Is this right? It depends. If the product of the investment gives a sufficient return, it is money well spent. But I taught in the university system for tens years (1970 – 1980), as an adjunct professor at mainly the graduate school level, and I was not impressed with the curriculum or with the return students got on their investment. I wrote this in WORK WITHOUT MANAGERS (1990):

“American has been trading off its early greatness for the past 150 years. Look at any organization in America, and you will find the same arid landscape. Education is an excellent example:

(1) Even at our most prestigious (and expensive) universities there is not an opportunity for a decent education because teachers are not personally involved with their students. Students get instruction, not education, in the form of information transferals, communication techniques, or some other impersonal and antiseptic phrases to cover non-teaching teaching to facilitate non-learning learning.

(2) Interaction between professors and students is minimal or non-existent because professors are preoccupied with scholarly research and publication. Career-minded faculty cannot afford to spend time with students. They must publish or perish by having their scholarly tomes appear in the right journals. This helps them win promotion and tenure, which means they stay employed.

“The results are a ‘cult of dullness’ in which clear writing and inspired lecturing are deviant and suspicious behaviors. Nothing is done to challenge the system, the prevailing mode of thing or doing. This incidentally fits nicely into the industrial model of non-thinking thinking to do non-doing doing of non-thing things because what these professors have to say amounts to practically nothing at all.”
(pp 256 – 257)

In my missive “It isn’t America’s student math and reading skills that are the problem, it is the factory society we have become” (Peripatetic Philosopher: April 23, 2009 -- see blog), I wrote:

“Dr. Keith Hart, professor emeritus of anthropology at the London School of Economic, was on a discussion panel recently on C-Span ruminating about our current economic chaos . . . Professor Hart said essentially that we have been in the business since WWII of creating synthetic jobs to fuel our synthetic economy which has in turn created a synthetic infrastructure to support a synthetic foundation. This has in turn taken us away from our values and therefore our concrete sensibilities.”

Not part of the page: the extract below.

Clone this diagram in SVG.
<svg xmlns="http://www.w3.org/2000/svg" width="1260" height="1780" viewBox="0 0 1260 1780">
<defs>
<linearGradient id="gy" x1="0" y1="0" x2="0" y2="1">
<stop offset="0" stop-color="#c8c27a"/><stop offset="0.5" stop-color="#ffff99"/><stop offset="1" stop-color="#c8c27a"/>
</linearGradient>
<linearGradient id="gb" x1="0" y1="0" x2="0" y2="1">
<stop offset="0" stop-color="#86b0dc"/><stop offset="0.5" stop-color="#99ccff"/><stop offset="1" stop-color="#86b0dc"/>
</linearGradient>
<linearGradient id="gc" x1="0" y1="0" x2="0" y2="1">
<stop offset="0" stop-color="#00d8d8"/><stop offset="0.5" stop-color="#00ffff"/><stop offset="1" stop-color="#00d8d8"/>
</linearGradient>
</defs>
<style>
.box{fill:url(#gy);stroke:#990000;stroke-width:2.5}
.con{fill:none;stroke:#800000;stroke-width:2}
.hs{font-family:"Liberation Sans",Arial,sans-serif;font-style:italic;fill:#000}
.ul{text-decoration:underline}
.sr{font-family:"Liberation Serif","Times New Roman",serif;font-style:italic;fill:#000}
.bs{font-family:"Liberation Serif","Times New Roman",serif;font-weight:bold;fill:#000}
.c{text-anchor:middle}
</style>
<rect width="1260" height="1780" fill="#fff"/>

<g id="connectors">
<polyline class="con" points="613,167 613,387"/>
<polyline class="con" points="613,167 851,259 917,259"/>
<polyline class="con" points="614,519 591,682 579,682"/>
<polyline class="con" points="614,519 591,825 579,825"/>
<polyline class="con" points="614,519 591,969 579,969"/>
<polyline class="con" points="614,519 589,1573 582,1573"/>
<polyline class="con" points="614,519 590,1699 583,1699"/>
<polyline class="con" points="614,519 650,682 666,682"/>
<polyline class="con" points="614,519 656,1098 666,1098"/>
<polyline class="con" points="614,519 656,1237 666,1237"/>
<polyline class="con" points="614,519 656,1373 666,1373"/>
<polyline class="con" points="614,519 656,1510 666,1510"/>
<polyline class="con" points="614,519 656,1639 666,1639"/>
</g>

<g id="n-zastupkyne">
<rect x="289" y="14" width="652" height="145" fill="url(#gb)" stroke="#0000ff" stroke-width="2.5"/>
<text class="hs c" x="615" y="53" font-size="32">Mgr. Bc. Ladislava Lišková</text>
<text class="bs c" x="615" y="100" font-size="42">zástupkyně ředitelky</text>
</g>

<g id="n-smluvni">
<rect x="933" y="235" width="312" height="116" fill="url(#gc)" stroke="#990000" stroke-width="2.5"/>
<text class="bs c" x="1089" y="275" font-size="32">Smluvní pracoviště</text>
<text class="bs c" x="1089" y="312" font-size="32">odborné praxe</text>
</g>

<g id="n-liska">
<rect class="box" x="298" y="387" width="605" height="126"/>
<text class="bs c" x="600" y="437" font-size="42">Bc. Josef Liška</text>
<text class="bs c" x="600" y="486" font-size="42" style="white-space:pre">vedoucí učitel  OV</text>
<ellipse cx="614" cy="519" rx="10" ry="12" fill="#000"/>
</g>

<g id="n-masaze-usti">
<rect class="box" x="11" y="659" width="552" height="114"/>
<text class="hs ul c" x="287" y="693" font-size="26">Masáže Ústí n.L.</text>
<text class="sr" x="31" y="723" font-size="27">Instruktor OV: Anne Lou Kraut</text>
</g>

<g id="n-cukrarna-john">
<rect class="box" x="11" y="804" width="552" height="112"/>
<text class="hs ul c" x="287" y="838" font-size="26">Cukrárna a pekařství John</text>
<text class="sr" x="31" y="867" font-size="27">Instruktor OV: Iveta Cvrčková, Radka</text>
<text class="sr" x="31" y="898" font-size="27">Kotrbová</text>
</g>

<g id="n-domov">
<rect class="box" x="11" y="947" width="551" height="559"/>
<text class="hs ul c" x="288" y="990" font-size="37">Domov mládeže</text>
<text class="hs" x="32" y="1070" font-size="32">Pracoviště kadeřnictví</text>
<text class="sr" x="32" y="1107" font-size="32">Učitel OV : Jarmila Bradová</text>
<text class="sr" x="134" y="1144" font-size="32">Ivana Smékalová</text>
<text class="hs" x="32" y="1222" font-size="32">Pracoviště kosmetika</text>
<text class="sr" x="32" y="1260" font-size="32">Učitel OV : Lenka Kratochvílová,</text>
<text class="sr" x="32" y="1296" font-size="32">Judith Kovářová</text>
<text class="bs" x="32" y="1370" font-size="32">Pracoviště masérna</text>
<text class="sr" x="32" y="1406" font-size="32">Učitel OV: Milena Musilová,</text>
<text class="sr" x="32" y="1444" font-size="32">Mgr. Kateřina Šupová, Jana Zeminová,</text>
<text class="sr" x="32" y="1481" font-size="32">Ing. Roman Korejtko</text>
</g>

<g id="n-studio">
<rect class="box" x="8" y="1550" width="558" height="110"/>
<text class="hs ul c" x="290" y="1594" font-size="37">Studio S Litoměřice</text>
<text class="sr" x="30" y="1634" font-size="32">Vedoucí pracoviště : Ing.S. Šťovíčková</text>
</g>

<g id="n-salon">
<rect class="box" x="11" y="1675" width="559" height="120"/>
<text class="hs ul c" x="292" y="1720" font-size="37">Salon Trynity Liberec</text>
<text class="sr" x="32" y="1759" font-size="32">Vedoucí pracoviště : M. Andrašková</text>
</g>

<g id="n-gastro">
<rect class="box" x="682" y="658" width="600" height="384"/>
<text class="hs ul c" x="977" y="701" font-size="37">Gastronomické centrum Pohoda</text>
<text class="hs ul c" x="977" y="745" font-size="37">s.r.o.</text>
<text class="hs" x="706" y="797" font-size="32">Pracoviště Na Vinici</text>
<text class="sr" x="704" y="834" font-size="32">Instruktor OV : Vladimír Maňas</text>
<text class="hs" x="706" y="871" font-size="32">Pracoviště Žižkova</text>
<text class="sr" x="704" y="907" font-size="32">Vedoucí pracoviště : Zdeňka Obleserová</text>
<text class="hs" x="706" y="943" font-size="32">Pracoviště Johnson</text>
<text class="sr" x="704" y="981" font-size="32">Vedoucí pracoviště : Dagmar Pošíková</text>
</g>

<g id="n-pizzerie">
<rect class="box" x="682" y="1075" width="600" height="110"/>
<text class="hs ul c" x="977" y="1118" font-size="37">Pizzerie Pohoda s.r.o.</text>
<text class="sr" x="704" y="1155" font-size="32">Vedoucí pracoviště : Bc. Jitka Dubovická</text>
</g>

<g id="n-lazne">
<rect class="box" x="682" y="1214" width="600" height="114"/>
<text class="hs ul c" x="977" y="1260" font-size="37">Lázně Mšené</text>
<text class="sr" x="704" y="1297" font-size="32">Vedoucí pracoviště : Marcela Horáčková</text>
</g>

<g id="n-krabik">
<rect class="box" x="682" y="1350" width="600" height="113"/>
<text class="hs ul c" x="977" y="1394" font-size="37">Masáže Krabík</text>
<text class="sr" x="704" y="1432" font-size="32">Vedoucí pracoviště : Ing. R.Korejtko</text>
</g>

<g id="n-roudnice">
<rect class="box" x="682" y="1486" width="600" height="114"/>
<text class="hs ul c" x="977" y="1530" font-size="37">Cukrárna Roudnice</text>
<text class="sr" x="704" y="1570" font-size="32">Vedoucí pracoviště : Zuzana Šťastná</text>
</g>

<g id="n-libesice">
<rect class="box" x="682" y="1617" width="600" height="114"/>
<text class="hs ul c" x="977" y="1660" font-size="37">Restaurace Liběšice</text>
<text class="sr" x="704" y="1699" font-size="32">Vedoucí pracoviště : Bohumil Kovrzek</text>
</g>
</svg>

He was defining our factory society. In SIX SILENT KILLERS (CRC Press 1998), I zeroed in on a particular discipline at the center of the current economic crisis:

“The MBA degree is essentially a vocational degree in the same sense as a trade school education. MBAs scoff at the idea that their work has cultural implications. They find the concept of the workplace culture suspect, too abstract. Being trained in a set of skills – finance, information systems, macro economics, statistics, computers, and management practices – they find little time and less inclination for background reading on culturally related subjects.” (p. 237)

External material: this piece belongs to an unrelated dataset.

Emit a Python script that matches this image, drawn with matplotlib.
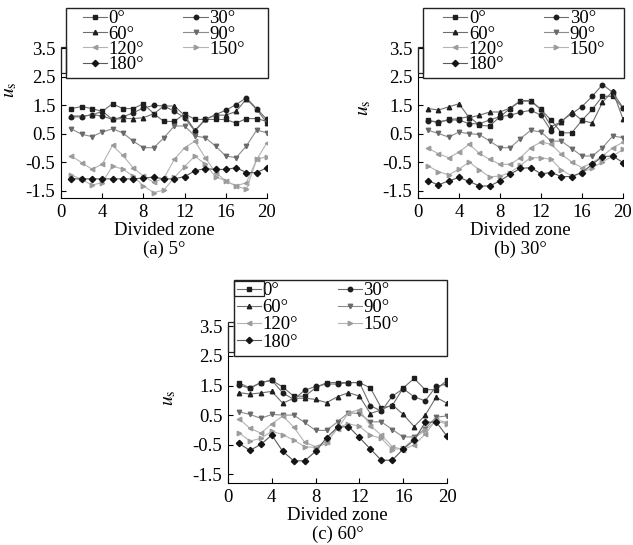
import numpy as np
import matplotlib
matplotlib.use("Agg")
import matplotlib.pyplot as plt
from matplotlib.patches import Rectangle

plt.rcParams["font.family"] = ["Liberation Serif", "DejaVu Serif"]
plt.rcParams["mathtext.fontset"] = "stix"

# ── data ──────────────────────────────────────────────────────────────
zones = list(range(1, 21))
angles = ["0°", "30°", "60°", "90°", "120°", "150°", "180°"]

# (a) 5°
a_0   = [1.38, 1.45, 1.38, 1.28, 1.55, 1.38, 1.38, 1.55, 1.20, 0.93, 0.93, 1.20, 1.00, 1.00, 1.00, 1.00, 0.87, 1.03, 1.03, 0.93]
a_30  = [1.09, 1.09, 1.17, 1.12, 1.00, 1.09, 1.23, 1.40, 1.49, 1.47, 1.29, 1.06, 0.59, 1.00, 1.17, 1.32, 1.52, 1.76, 1.37, 1.00]
a_60  = [1.12, 1.12, 1.15, 1.29, 1.00, 1.03, 1.03, 1.06, 1.20, 1.47, 1.47, 1.14, 0.62, 1.00, 1.15, 1.15, 1.28, 1.72, 1.35, 0.88]
a_90  = [0.67, 0.48, 0.40, 0.56, 0.67, 0.53, 0.24, 0.01, 0.01, 0.36, 0.77, 0.77, 0.42, 0.36, 0.07, -0.28, -0.34, 0.07, 0.63, 0.53]
a_120 = [-0.28, -0.51, -0.74, -0.57, 0.09, -0.26, -0.69, -0.98, -1.20, -1.05, -0.40, 0.01, 0.24, -0.34, -0.86, -1.15, -1.33, -1.21, -0.40, 0.19]
a_150 = [-0.95, -1.09, -1.30, -1.21, -0.63, -0.74, -0.98, -1.33, -1.56, -1.47, -1.03, -0.65, -0.28, -0.57, -1.00, -1.15, -1.33, -1.44, -0.40, -0.30]
a_180 = [-1.08, -1.08, -1.08, -1.08, -1.08, -1.08, -1.08, -1.05, -1.02, -1.08, -1.08, -1.00, -0.80, -0.72, -0.75, -0.75, -0.69, -0.86, -0.86, -0.69]

# (b) 30°
b_0   = [0.97, 0.88, 1.00, 1.03, 1.10, 0.79, 0.77, 1.10, 1.38, 1.64, 1.64, 1.35, 0.97, 0.53, 0.53, 0.97, 1.35, 1.81, 1.81, 1.40]
b_30  = [0.95, 0.92, 0.98, 0.98, 0.85, 0.85, 0.98, 1.10, 1.15, 1.25, 1.32, 1.15, 0.60, 0.95, 1.20, 1.45, 1.81, 2.22, 1.95, 1.41]
b_60  = [1.38, 1.33, 1.44, 1.55, 1.06, 1.15, 1.26, 1.26, 1.40, 1.66, 1.66, 1.35, 0.75, 0.92, 1.26, 0.97, 0.87, 1.60, 1.99, 1.02]
b_90  = [0.62, 0.51, 0.38, 0.56, 0.50, 0.47, 0.24, 0.01, 0.01, 0.33, 0.62, 0.56, 0.24, 0.24, -0.02, -0.28, -0.28, 0.01, 0.42, 0.36]
b_120 = [-0.01, -0.20, -0.34, -0.14, 0.13, -0.19, -0.40, -0.57, -0.57, -0.34, 0.01, 0.21, 0.13, -0.22, -0.49, -0.69, -0.51, -0.28, 0.01, 0.20]
b_150 = [-0.63, -0.83, -0.94, -0.74, -0.49, -0.77, -1.01, -0.98, -0.86, -0.60, -0.34, -0.34, -0.40, -0.77, -0.98, -0.86, -0.69, -0.49, -0.28, -0.05]
b_180 = [-1.15, -1.29, -1.15, -1.03, -1.17, -1.33, -1.33, -1.15, -0.92, -0.71, -0.69, -0.90, -0.86, -1.00, -1.00, -0.86, -0.57, -0.30, -0.28, -0.51]

# (c) 60°
c_0   = [1.59, 1.42, 1.60, 1.68, 1.45, 1.14, 1.14, 1.42, 1.60, 1.60, 1.60, 1.60, 1.42, 0.74, 0.82, 1.42, 1.74, 1.36, 1.36, 1.68]
c_30  = [1.52, 1.40, 1.60, 1.68, 1.25, 1.03, 1.34, 1.47, 1.55, 1.55, 1.60, 1.60, 0.82, 0.63, 1.14, 1.39, 1.12, 0.98, 1.47, 1.55]
c_60  = [1.26, 1.21, 1.25, 1.30, 0.90, 1.07, 1.07, 1.03, 0.92, 1.12, 1.26, 1.14, 0.55, 0.68, 0.85, 0.52, 0.11, 0.49, 1.10, 0.90]
c_90  = [0.61, 0.52, 0.39, 0.52, 0.50, 0.50, 0.25, -0.02, -0.02, 0.27, 0.58, 0.55, 0.27, 0.27, 0.01, -0.24, -0.24, 0.03, 0.43, 0.47]
c_120 = [0.38, 0.05, -0.11, 0.20, 0.47, 0.09, -0.42, -0.57, -0.40, 0.03, 0.58, 0.68, 0.14, -0.18, -0.57, -0.67, -0.51, -0.15, 0.34, 0.25]
c_150 = [-0.10, -0.38, -0.29, -0.05, -0.16, -0.35, -0.57, -0.60, -0.46, 0.09, 0.20, 0.12, -0.18, -0.29, -0.67, -0.62, -0.29, -0.02, 0.30, 0.20]
c_180 = [-0.46, -0.70, -0.49, -0.18, -0.73, -1.05, -1.05, -0.73, -0.27, 0.09, 0.11, -0.26, -0.65, -1.03, -1.03, -0.65, -0.35, 0.25, 0.27, -0.22]

panels = [
    ("(a) 5°",  [a_0, a_30, a_60, a_90, a_120, a_150, a_180]),
    ("(b) 30°", [b_0, b_30, b_60, b_90, b_120, b_150, b_180]),
    ("(c) 60°", [c_0, c_30, c_60, c_90, c_120, c_150, c_180]),
]

markers   = ["s", "o", "^", "v", "<", ">", "D"]
line_cols = ["#6e6e6e", "#6e6e6e", "#6e6e6e", "#8c8c8c", "#b4b4b4", "#b4b4b4", "#5a5a5a"]
mk_cols   = ["#1e1e1e", "#1e1e1e", "#1e1e1e", "#6a6a6a", "#9c9c9c", "#9c9c9c", "#141414"]

# layout per panel (pixel-matched to the reference)
rects = [
    (0.0964, 0.6367, 0.3254, 0.2752),
    (0.6603, 0.6367, 0.3239, 0.2752),
    (0.3602, 0.1138, 0.3460, 0.2899),
]
ylims     = [(-1.75, 3.5), (-1.75, 3.5), (-1.80, 3.55)]
ylab_pos  = [(-0.205, 0.72), (-0.22, 0.60), (-0.23, 0.54)]
cap_y     = [-0.345, -0.345, -0.325]
# legend box (x0, y0, x1, y1) and bracket top, axes coords
leg_box   = [(0.024, 0.80, 1.005, 1.267), (0.024, 0.80, 1.005, 1.267), (0.027, 0.804, 1.0, 1.285)]
leg_anchor = [(0.105, 1.252), (0.122, 1.252), (0.04, 1.272)]
leg_rowsp = [-0.1, -0.1, 0.0]
brk_y     = [(0.833, 1.007), (0.833, 1.007), (0.83, 1.02)]

fig = plt.figure(figsize=(6.33, 5.45), dpi=100)
first_leg = None

for k, ((caption, series), rect) in enumerate(zip(panels, rects)):
    ax = fig.add_axes(rect)
    handles = []
    for vals, mk, lc, mc, lab in zip(series, markers, line_cols, mk_cols, angles):
        h, = ax.plot(zones, vals, color=lc, lw=0.8, marker=mk, ms=3.2,
                     mfc=mc, mec=mc, label=lab)
        handles.append(h)

    ax.set_xlim(0, 20)
    ax.set_ylim(*ylims[k])
    ax.set_xticks([0, 4, 8, 12, 16, 20])
    ax.set_yticks([-1.5, -0.5, 0.5, 1.5, 2.5, 3.5])
    ax.set_yticklabels(["-1.5", "-0.5", "0.5", "1.5", "2.5", "3.5"])
    ax.tick_params(direction="in", length=3.5, labelsize=13.5, width=0.8)
    ax.tick_params(axis="x", pad=4)
    ax.tick_params(axis="y", pad=4)
    ax.spines["right"].set_visible(False)
    ax.spines["top"].set_visible(False)
    ax.set_xlabel("Divided zone", fontsize=13.5, labelpad=1)
    ax.set_ylabel(r"$u_{\rm s}$", fontsize=14, rotation=90)
    ax.yaxis.set_label_coords(*ylab_pos[k])
    ax.text(0.5, cap_y[k], caption, transform=ax.transAxes,
            ha="center", va="center", fontsize=13.5)

    # legend frame + small bracket joining it to the y spine
    x0, y0, x1, y1 = leg_box[k]
    ax.add_patch(Rectangle((x0, y0), x1 - x0, y1 - y0, transform=ax.transAxes,
                           fc="white", ec="#222222", lw=1.0, clip_on=False, zorder=4))
    by0, by1 = brk_y[k]
    ax.add_patch(Rectangle((0, by0), x0, by1 - by0, transform=ax.transAxes,
                           fill=False, ec="#222222", lw=0.9, clip_on=False, zorder=4))

    order = [0, 2, 4, 6, 1, 3, 5]
    leg = ax.legend([handles[i] for i in order], [angles[i] for i in order],
                    ncol=2, loc="upper left", bbox_to_anchor=leg_anchor[k],
                    fontsize=13.5, frameon=False, handlelength=1.3,
                    handletextpad=0.08, labelspacing=leg_rowsp[k], borderpad=0,
                    columnspacing=2.1, borderaxespad=0)
    leg.set_zorder(5)
    if k == 2:
        first_leg = leg

# box drawn round the first legend key of panel (c), as in the reference
fig.canvas.draw()
hb = first_leg.legend_handles[0].get_window_extent(fig.canvas.get_renderer())
inv = fig.transFigure.inverted()
(fx0, fy0), (fx1, fy1) = inv.transform([(hb.x0 - 1, hb.y0 - 5), (hb.x1 + 1, hb.y1 + 5)])
fig.add_artist(Rectangle((fx0, fy0), fx1 - fx0, fy1 - fy0, transform=fig.transFigure,
                         fill=False, ec="#222222", lw=0.9, zorder=6))

fig.savefig("out.png", dpi=100)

Since the baby boomer generation, there has been a mad dash into the factory mentality with identity, status, prestige, and recognition based on “how much you made,” and where was the making better place to make it than on Wall Street, or in the insurance and real estate industries, all part of the factory economy’s current crumbling walls.

Dr. Taylor writes:

“If American higher education is to thrive in the 21st century, colleges and universities, like Wall Street and Detroit, must be rigorously regulated and completely restructured.”

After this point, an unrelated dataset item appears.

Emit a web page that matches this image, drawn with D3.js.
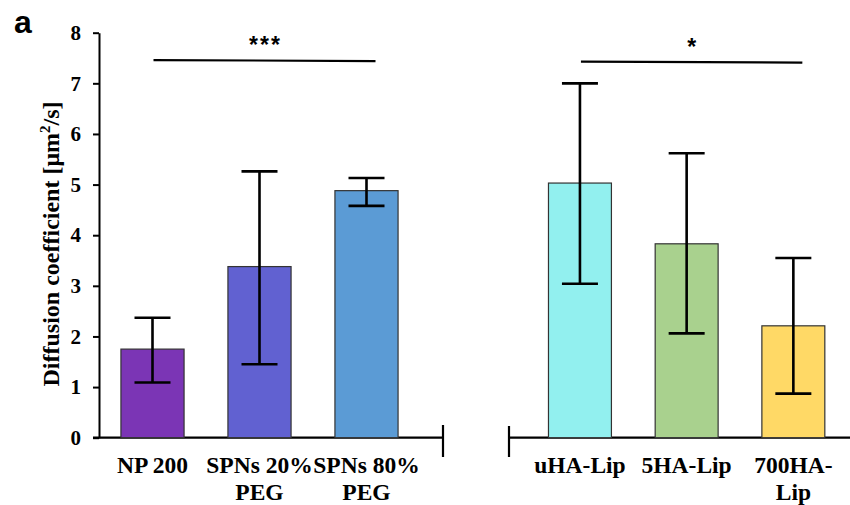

I agree with the restructuring but not the regulation. The more government is involved the more inefficient everything becomes and we are at an all-time low now in inefficency.

I sense, unfortunately, that Dr. Taylor still has remnants of the factory mindset. Here are his six steps in brief:

(1) Restructure the curriculum, beginning with graduate programs. The division of labor model (i.e. factory model) is obsolete and must be replaced like a web or complex adaptive network.

(2) Abolish permanent departments, even in undergraduate education, and create problem (solving) focused programs to be reevaluated every seven years.

(3) Increase collaboration among institutions. Strong institutions in one discipline should partner with strong institutions in another.

(4) Transform the traditional dissertation. There is no longer a market for books modeled on medieval dissertations.

(5) Expand the range of professional options for graduate students. Most graduate students will never hold a job for which they are trained.

(6) Impose mandatory retirement for academics and abolish tenure. Initially, tenure meant to protect academic freedom but has instead produced professor impervious to change.

This broad outline is a start but I feel there is too much emphasis on the professor end of it and not enough on the actual curriculum. Professors didn’t create the factory mentality. They simply have been culturally programmed to sustain it. We don’t teach students to think, to wonder, and to intuit and we never have. If Einstein had not resisted this factory programming, he would never have been Einstein, but he did, and he changed the world.

That said it is encouraging to have a sitting professor say in print what distant voices have been saying for years. I went back to graduate school after working across the world, at age 37, and I was astounded how little interest academics had in learning how their precious theories, algorithms, and paradigms worked in the real world. They were more interested in cementing me into the factory mentality demonstrating little sense of humor when I resisted. Time has made me aware, however, that we both were equally victims of the same anachronistic system.

* * *

1 comment:

  1. "(6) Impose mandatory retirement for academics and abolish tenure. Initially, tenure meant to protect academic freedom but has instead produced professor impervious to change." Leaders and university decision making bodies choose not to discipline themselves so legislate that they cannot? A 99 year old George Burns was as astute and funny as he was when 39. I have met as many 30 year old Ph.D. professors who knew little of value to society and did not want to learn anything new, as I have over 65 year old professors, still eager to learn.

    Until we start to value individuals and stop trying to put everything and one into a little predictable box, we will repeat our past errors.